While acknowledging the RSPO has its failings, not least in an approach that limits change to compliance, meaning that companies stick to the criteria rather than being more ambitious, Lord says that this represents “a failing of ambition in the companies, not the standard”.
Enforcement deficit
RSPO has also been criticised for failing to properly enforce its standards – an accusation not helped by the fact that, for many years, its secretariat also fulfilled the role of accreditation body. Again, that has changed, with an external accreditation body now in charge of carrying out audits of plantations, issuing certificates and enforcing standards.
It’s still not a perfect situation, as Lord points out. As long as companies select and pay for certification bodies to conduct audits – albeit from a shortlist of approved bodies – there will always be cries of an unlevel playing field, he points out.
One idea that has been floated is to create a third-party escrow fund for smallholders that RSPO members pay into. The money would then be spent by an external accreditation body who selects the certification body to audit. While it’s unlikely to find favour outside of the plantations, “it would at least go some way to solving the problem of ‘shared responsibility’, which is still missing amongst RSPO membership,” Lord adds.

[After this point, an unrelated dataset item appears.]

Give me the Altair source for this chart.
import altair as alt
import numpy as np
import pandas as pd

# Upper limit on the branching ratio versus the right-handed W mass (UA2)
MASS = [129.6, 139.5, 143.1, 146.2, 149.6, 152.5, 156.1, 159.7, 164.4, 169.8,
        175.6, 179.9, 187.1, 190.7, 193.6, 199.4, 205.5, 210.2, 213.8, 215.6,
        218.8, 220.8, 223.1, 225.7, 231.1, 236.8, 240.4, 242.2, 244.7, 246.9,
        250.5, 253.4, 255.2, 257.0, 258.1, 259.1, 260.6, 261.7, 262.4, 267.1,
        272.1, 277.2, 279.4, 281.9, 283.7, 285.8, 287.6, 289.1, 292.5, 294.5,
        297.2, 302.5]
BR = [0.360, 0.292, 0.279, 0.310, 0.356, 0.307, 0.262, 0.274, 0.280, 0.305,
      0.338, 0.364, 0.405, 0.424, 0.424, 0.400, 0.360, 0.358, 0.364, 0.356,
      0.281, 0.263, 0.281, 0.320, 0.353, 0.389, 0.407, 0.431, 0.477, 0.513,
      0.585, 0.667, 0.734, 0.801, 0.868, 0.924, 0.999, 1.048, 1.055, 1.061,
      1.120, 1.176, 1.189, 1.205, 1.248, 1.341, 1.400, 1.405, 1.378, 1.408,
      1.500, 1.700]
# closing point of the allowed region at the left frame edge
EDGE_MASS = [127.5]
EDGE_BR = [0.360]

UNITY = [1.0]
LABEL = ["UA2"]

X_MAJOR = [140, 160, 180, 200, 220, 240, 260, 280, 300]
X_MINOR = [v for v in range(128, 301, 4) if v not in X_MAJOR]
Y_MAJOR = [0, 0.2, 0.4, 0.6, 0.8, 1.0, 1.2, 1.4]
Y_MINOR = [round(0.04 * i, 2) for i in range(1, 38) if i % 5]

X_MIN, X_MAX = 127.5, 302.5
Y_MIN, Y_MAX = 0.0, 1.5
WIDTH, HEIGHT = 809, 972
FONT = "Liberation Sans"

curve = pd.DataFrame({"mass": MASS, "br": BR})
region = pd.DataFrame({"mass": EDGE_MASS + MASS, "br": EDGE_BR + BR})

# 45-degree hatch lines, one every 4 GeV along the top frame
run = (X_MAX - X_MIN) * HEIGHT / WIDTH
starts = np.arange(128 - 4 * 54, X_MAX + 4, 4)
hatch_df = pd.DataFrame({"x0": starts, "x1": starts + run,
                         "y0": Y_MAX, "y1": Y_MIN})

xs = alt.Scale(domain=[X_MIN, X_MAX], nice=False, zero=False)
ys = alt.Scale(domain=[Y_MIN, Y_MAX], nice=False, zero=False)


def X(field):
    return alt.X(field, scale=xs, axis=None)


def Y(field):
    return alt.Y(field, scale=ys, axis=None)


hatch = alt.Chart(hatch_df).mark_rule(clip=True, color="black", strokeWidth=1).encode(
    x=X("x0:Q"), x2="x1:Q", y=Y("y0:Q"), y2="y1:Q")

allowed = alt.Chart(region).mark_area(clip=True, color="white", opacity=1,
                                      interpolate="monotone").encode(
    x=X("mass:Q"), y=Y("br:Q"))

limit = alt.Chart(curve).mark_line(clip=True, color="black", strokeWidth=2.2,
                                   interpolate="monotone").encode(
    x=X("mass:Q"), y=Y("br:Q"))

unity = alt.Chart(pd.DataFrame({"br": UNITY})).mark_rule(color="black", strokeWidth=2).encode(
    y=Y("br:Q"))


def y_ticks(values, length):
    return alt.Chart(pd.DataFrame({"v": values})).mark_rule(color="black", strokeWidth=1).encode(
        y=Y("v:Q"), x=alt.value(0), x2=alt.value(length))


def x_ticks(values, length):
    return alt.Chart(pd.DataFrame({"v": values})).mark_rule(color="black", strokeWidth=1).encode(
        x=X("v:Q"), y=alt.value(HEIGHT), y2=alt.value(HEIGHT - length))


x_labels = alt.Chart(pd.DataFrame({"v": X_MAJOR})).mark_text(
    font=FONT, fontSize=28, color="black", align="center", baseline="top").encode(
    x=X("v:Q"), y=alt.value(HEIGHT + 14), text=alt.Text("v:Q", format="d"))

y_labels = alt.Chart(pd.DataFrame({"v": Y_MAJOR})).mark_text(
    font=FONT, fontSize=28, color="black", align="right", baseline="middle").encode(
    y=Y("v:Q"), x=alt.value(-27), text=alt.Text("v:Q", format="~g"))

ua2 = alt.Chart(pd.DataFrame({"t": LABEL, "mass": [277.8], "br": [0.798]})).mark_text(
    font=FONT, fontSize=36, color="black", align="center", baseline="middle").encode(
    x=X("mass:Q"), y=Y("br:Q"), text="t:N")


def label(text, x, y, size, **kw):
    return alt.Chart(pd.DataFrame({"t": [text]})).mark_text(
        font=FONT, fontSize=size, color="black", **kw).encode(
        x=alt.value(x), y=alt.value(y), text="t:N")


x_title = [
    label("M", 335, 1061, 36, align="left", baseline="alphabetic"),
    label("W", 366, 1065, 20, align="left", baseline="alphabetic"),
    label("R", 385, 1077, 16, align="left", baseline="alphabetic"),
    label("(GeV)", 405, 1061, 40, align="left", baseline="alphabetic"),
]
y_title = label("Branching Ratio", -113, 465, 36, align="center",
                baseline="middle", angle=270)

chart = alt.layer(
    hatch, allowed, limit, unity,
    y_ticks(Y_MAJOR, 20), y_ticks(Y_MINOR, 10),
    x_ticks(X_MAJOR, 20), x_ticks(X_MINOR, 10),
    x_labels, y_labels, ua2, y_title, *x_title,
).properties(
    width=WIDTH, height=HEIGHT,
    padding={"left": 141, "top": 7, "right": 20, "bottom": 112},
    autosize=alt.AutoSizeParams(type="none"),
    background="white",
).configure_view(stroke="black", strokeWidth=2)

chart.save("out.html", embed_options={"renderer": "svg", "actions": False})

There are also clear opportunities. The use of certification and standards is likely to grow thanks to the emerging policy landscape, particularly in Europe. The EU’s
farm-to-fork strategy and 2050 climate neutral goals will target supply chains to reach an acceptable standard – something the RSPO is well placed to achieve. The body’s progress has also spurred the
Malaysian and Indonesia governments to create their own standards which, along with RSPO, are trying to establish a stronger link between sustainable practices and a licence to operate.
Climate change focus
So, what comes next for RSPO? How can it evolve to support companies better in creating more sustainable supply chains for their palm oil?
In a corporate world currently dominated by net-zero and low-carbon targets, making a better link between sourcing and the carbon intensity of that sourcing will be increasingly useful. More detailed and comprehensive mill lists will make it easier for palm oil buyers to select which mills they want in their supply chain based on their greenhouse gas impact data (CO2e/per tonnes of palm oil processed).
The RSPO’s PalmGHG Calculator allows growers to estimate and monitor their net GHGs. But there are also calls for RSPO to look at improved carbon disclosure as part of the standard, with Lord and others suggesting the time might be right for the certifier to develop guidelines not on the management of peatland, but on approaches and plans to withdraw from these importance carbon sinks.
Further challenges for the industry are emerging. A
new report from thinktank Orbitas says that two thirds of unplanted concessions across Indonesia could be stranded and obsolete assets by as early as 2040 due to government efforts to comply with the Paris climate agreement. The Orbitas
analysis suggests that 69% of Wilmar International’s unplanted concession areas will be stranded. Similarly, for Musim Mas, 86% of its 108,000-hectare unplanted concession area maybe unusable.
However, “If Indonesian palm oil companies invest sustainably, climate transitions could boost the palm oil industry’s value by $9bn,” the report concludes.
The corporate charge
Initiatives such as POIG, and others, have been useful in harnessing the innovation and energy of forward-thinking companies that are continuing to push industry standards. And the sector remains one where individual companies continue to not accept that certification alone is enough to create the change needed in palm oil.
UK retailer Marks and Spencer has developed additional criteria for its palm oil suppliers to meet. It also helped to create the
Palm Oil Transparency Coalition to develop approaches to manage issues not covered by the current RSPO standard and enable retailers to hold palm oil importers to account.
Chocolate company Ferrero, which was ranked first out of 173 companies by the latest
WWF palm oil buyers scorecard, recently committed to 100% satellite monitoring of its palm oil supply chain using the Starling service. It provides data that shows where potential deforestation is happening which enables the company to identify grievances.
Cosmetics firm L’Oréal has managed to trace
98% of its derivative volumes back to refineries, 92% back to mills and 27% back to plantations. The company’s sustainable palm index – which is publicly available – includes criteria for assessing palm oil derivatives suppliers based on factors such as their commitments, sustainable sourcing practices and compliance with L’Oréal zero-deforestation policy.
The approach taken by Mars is to
reduce the number of mills it sources from. It has gone from more than 1,5000 to fewer than 100. By 2022, it will halve that number again.
Limited uptake
However, achieving global widespread sustainability of palm oil supply will remain a significant challenge for companies, governments, growers and processors. RSPO still only covers 20% of the global palm oil sector. Regardless of the apparent deficiencies and limitations of certification, the uptake of certified products remains limited.
And while most major consumer goods companies have made strong commitments to shift their palm oil sourcing for the better, there is a need for more markets, such as the US, China and India, to make similar pledges. For RSPO, this means understanding the challenges companies face and providing a level playing field to support as many companies as possible.
With the demand for edible oil only increasing with population, something has got to give. “In a post COP26 world, I don’t see a place for oil palm grown on peat,” says Lord. “The western world will demand only sustainable palm oil and that needs to be attached to assurance; certification seems the likely candidate to provide this.”
However, as Nestlé will tell you, achieving this remains a highly complex challenge.